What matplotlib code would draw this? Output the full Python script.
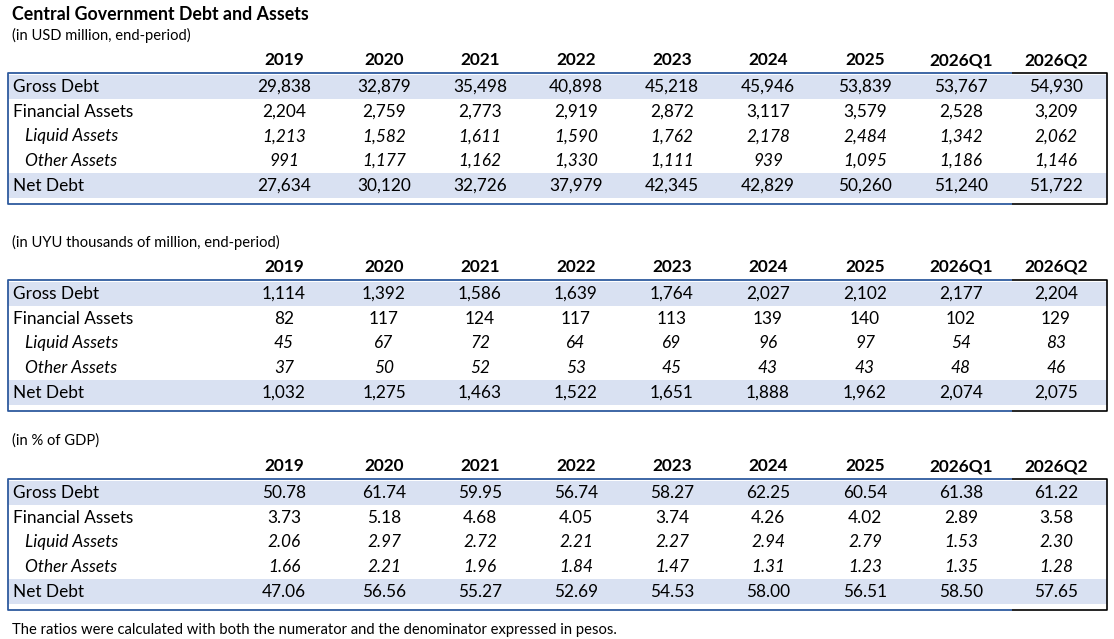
import matplotlib
matplotlib.use("Agg")
import matplotlib.pyplot as plt
from matplotlib.patches import Rectangle

plt.rcParams["font.family"] = ["Lato", "DejaVu Sans"]

periods = ["2019", "2020", "2021", "2022", "2023", "2024", "2025", "2026Q1", "2026Q2"]
row_labels = ["Gross Debt", "Financial Assets", "Liquid Assets", "Other Assets", "Net Debt"]

usd_gross = [29838, 32879, 35498, 40898, 45218, 45946, 53839, 53767, 54930]
usd_fin = [2204, 2759, 2773, 2919, 2872, 3117, 3579, 2528, 3209]
usd_liquid = [1213, 1582, 1611, 1590, 1762, 2178, 2484, 1342, 2062]
usd_other = [991, 1177, 1162, 1330, 1111, 939, 1095, 1186, 1146]
usd_net = [27634, 30120, 32726, 37979, 42345, 42829, 50260, 51240, 51722]

uyu_gross = [1114, 1392, 1586, 1639, 1764, 2027, 2102, 2177, 2204]
uyu_fin = [82, 117, 124, 117, 113, 139, 140, 102, 129]
uyu_liquid = [45, 67, 72, 64, 69, 96, 97, 54, 83]
uyu_other = [37, 50, 52, 53, 45, 43, 43, 48, 46]
uyu_net = [1032, 1275, 1463, 1522, 1651, 1888, 1962, 2074, 2075]

gdp_gross = [50.78, 61.74, 59.95, 56.74, 58.27, 62.25, 60.54, 61.38, 61.22]
gdp_fin = [3.73, 5.18, 4.68, 4.05, 3.74, 4.26, 4.02, 2.89, 3.58]
gdp_liquid = [2.06, 2.97, 2.72, 2.21, 2.27, 2.94, 2.79, 1.53, 2.30]
gdp_other = [1.66, 2.21, 1.96, 1.84, 1.47, 1.31, 1.23, 1.35, 1.28]
gdp_net = [47.06, 56.56, 55.27, 52.69, 54.53, 58.00, 56.51, 58.50, 57.65]

SHADE = "#D9E1F2"
BLUE = "#2E5A9E"
FS = 12.4       # body text
FS_SMALL = 10.6 # subtitles / footnote

fig = plt.figure(figsize=(11.14, 6.39), dpi=100)
ax = fig.add_axes([0, 0, 1, 1])
ax.set_xlim(0, 1114)
ax.set_ylim(639, 0)
ax.axis("off")

col_x = [284, 384, 480, 576, 672, 768, 865, 961, 1056]
LEFT, RIGHT, SPLIT = 8, 1107, 1012


def draw_table(top, subtitle, rows, fmt):
    # subtitle, header row, then the boxed body
    ax.text(12, top - 38, subtitle, fontsize=FS_SMALL, va="center")
    for x, p in zip(col_x, periods):
        ax.text(x, top - 13, p, fontsize=FS, weight="bold", ha="center", va="center")
    rh = 24.7
    centers = [top + 14 + i * rh for i in range(5)]
    bottom = centers[-1] + 18
    for i in (0, 4):
        ax.add_patch(Rectangle((LEFT, centers[i] - 12.4), RIGHT - LEFT, 24.8,
                               facecolor=SHADE, edgecolor="none", zorder=1))
    for i, (lab, vals) in enumerate(zip(row_labels, rows)):
        italic = i in (2, 3)
        ax.text(25 if italic else 13, centers[i], lab, fontsize=FS, va="center",
                style="italic" if italic else "normal", zorder=3)
        for x, v in zip(col_x, vals):
            ax.text(x, centers[i], fmt(v), fontsize=FS, ha="center", va="center",
                    style="italic" if italic else "normal", zorder=3)
    # borders: blue on left/top/bottom, black around the last column
    ax.plot([SPLIT, LEFT, LEFT, SPLIT], [top, top, bottom, bottom], color=BLUE, lw=1.3, zorder=4,
            solid_capstyle="butt")
    ax.plot([SPLIT, RIGHT, RIGHT, SPLIT], [top, top, bottom, bottom], color="black", lw=1.2, zorder=4,
            solid_capstyle="butt")


ax.text(12, 14, "Central Government Debt and Assets", fontsize=12.8, weight="bold", va="center")

draw_table(73, "(in USD million, end-period)",
           [usd_gross, usd_fin, usd_liquid, usd_other, usd_net], lambda v: f"{v:,}")
draw_table(280, "(in UYU thousands of million, end-period)",
           [uyu_gross, uyu_fin, uyu_liquid, uyu_other, uyu_net], lambda v: f"{v:,}")
draw_table(479, "(in % of GDP)",
           [gdp_gross, gdp_fin, gdp_liquid, gdp_other, gdp_net], lambda v: f"{v:.2f}")

ax.text(12, 630, "The ratios were calculated with both the numerator and the denominator expressed in pesos.",
        fontsize=FS_SMALL, va="center")

fig.savefig("out.png", dpi=100, facecolor="white")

------------------------------

Requirement: Go through the data above and transcribe it in full, omitting any image.

Result for this task:
What matplotlib code would draw this? Output the full Python script.
import matplotlib
matplotlib.use("Agg")
import matplotlib.pyplot as plt
from matplotlib.patches import Rectangle

plt.rcParams["font.family"] = ["Lato", "DejaVu Sans"]

periods = ["2019", "2020", "2021", "2022", "2023", "2024", "2025", "2026Q1", "2026Q2"]
row_labels = ["Gross Debt", "Financial Assets", "Liquid Assets", "Other Assets", "Net Debt"]

usd_gross = [29838, 32879, 35498, 40898, 45218, 45946, 53839, 53767, 54930]
usd_fin = [2204, 2759, 2773, 2919, 2872, 3117, 3579, 2528, 3209]
usd_liquid = [1213, 1582, 1611, 1590, 1762, 2178, 2484, 1342, 2062]
usd_other = [991, 1177, 1162, 1330, 1111, 939, 1095, 1186, 1146]
usd_net = [27634, 30120, 32726, 37979, 42345, 42829, 50260, 51240, 51722]

uyu_gross = [1114, 1392, 1586, 1639, 1764, 2027, 2102, 2177, 2204]
uyu_fin = [82, 117, 124, 117, 113, 139, 140, 102, 129]
uyu_liquid = [45, 67, 72, 64, 69, 96, 97, 54, 83]
uyu_other = [37, 50, 52, 53, 45, 43, 43, 48, 46]
uyu_net = [1032, 1275, 1463, 1522, 1651, 1888, 1962, 2074, 2075]

gdp_gross = [50.78, 61.74, 59.95, 56.74, 58.27, 62.25, 60.54, 61.38, 61.22]
gdp_fin = [3.73, 5.18, 4.68, 4.05, 3.74, 4.26, 4.02, 2.89, 3.58]
gdp_liquid = [2.06, 2.97, 2.72, 2.21, 2.27, 2.94, 2.79, 1.53, 2.30]
gdp_other = [1.66, 2.21, 1.96, 1.84, 1.47, 1.31, 1.23, 1.35, 1.28]
gdp_net = [47.06, 56.56, 55.27, 52.69, 54.53, 58.00, 56.51, 58.50, 57.65]

SHADE = "#D9E1F2"
BLUE = "#2E5A9E"
FS = 12.4       # body text
FS_SMALL = 10.6 # subtitles / footnote

fig = plt.figure(figsize=(11.14, 6.39), dpi=100)
ax = fig.add_axes([0, 0, 1, 1])
ax.set_xlim(0, 1114)
ax.set_ylim(639, 0)
ax.axis("off")

col_x = [284, 384, 480, 576, 672, 768, 865, 961, 1056]
LEFT, RIGHT, SPLIT = 8, 1107, 1012


def draw_table(top, subtitle, rows, fmt):
    # subtitle, header row, then the boxed body
    ax.text(12, top - 38, subtitle, fontsize=FS_SMALL, va="center")
    for x, p in zip(col_x, periods):
        ax.text(x, top - 13, p, fontsize=FS, weight="bold", ha="center", va="center")
    rh = 24.7
    centers = [top + 14 + i * rh for i in range(5)]
    bottom = centers[-1] + 18
    for i in (0, 4):
        ax.add_patch(Rectangle((LEFT, centers[i] - 12.4), RIGHT - LEFT, 24.8,
                               facecolor=SHADE, edgecolor="none", zorder=1))
    for i, (lab, vals) in enumerate(zip(row_labels, rows)):
        italic = i in (2, 3)
        ax.text(25 if italic else 13, centers[i], lab, fontsize=FS, va="center",
                style="italic" if italic else "normal", zorder=3)
        for x, v in zip(col_x, vals):
            ax.text(x, centers[i], fmt(v), fontsize=FS, ha="center", va="center",
                    style="italic" if italic else "normal", zorder=3)
    # borders: blue on left/top/bottom, black around the last column
    ax.plot([SPLIT, LEFT, LEFT, SPLIT], [top, top, bottom, bottom], color=BLUE, lw=1.3, zorder=4,
            solid_capstyle="butt")
    ax.plot([SPLIT, RIGHT, RIGHT, SPLIT], [top, top, bottom, bottom], color="black", lw=1.2, zorder=4,
            solid_capstyle="butt")


ax.text(12, 14, "Central Government Debt and Assets", fontsize=12.8, weight="bold", va="center")

draw_table(73, "(in USD million, end-period)",
           [usd_gross, usd_fin, usd_liquid, usd_other, usd_net], lambda v: f"{v:,}")
draw_table(280, "(in UYU thousands of million, end-period)",
           [uyu_gross, uyu_fin, uyu_liquid, uyu_other, uyu_net], lambda v: f"{v:,}")
draw_table(479, "(in % of GDP)",
           [gdp_gross, gdp_fin, gdp_liquid, gdp_other, gdp_net], lambda v: f"{v:.2f}")

ax.text(12, 630, "The ratios were calculated with both the numerator and the denominator expressed in pesos.",
        fontsize=FS_SMALL, va="center")

fig.savefig("out.png", dpi=100, facecolor="white")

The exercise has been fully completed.